|Title||Genome-wide Functional Annotation of Human Protein-coding Splice Variants Using Multiple Instance Learning.|
|Publication Type||Journal Article|
|Year of Publication||2016|
|Authors||Panwar B, Menon R, Eksi R, Li H, Omenn GS, Guan Y|
|Journal||J Proteome Res|
|Date Published||2016 May 4|
The vast majority of human multi-exon genes undergo alternative splicing and produce a variety of splice variant transcripts and proteins, which can perform different functions. These protein-coding splice variants (PCSVs) greatly increase the functional diversity of proteins. Most functional annotation algorithms have been developed at the gene-level; the lack of isoform-level gold standards is an important intellectual limitation for currently available machine learning algorithms. The accumulation of a large amount of RNA-seq data in the public domain greatly increases our ability to examine the functional annotation of genes at isoform-level. In the present study, we used a multiple instance learning (MIL) based approach for predicting the function of PCSVs. We used transcript-level expression values and gene-level functional associations from the Gene Ontology database.
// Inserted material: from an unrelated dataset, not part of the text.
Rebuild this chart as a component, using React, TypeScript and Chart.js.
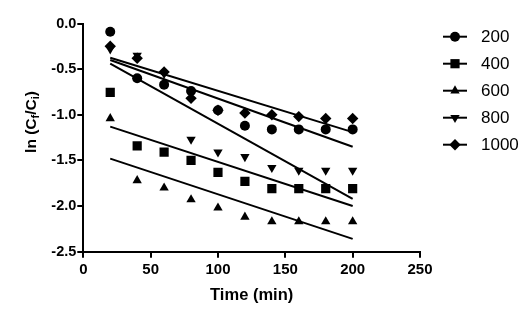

A support vector machine (SVM)-based five-fold cross-validation technique was applied. Comparatively, genes with multiple PCSVs performed better than single PCSV genes and performance also improved when more examples were available to train the models. We demonstrated our predictions using literature evidence of ADAM15, LMNA/C, and DMXL2 genes. All predictions have been implemented in a web resource called 'IsoFunc', which is freely available for the global scientific community through http://guanlab.ccmb.med.umich.edu/isofunc.
|Alternate Journal||J. Proteome Res.|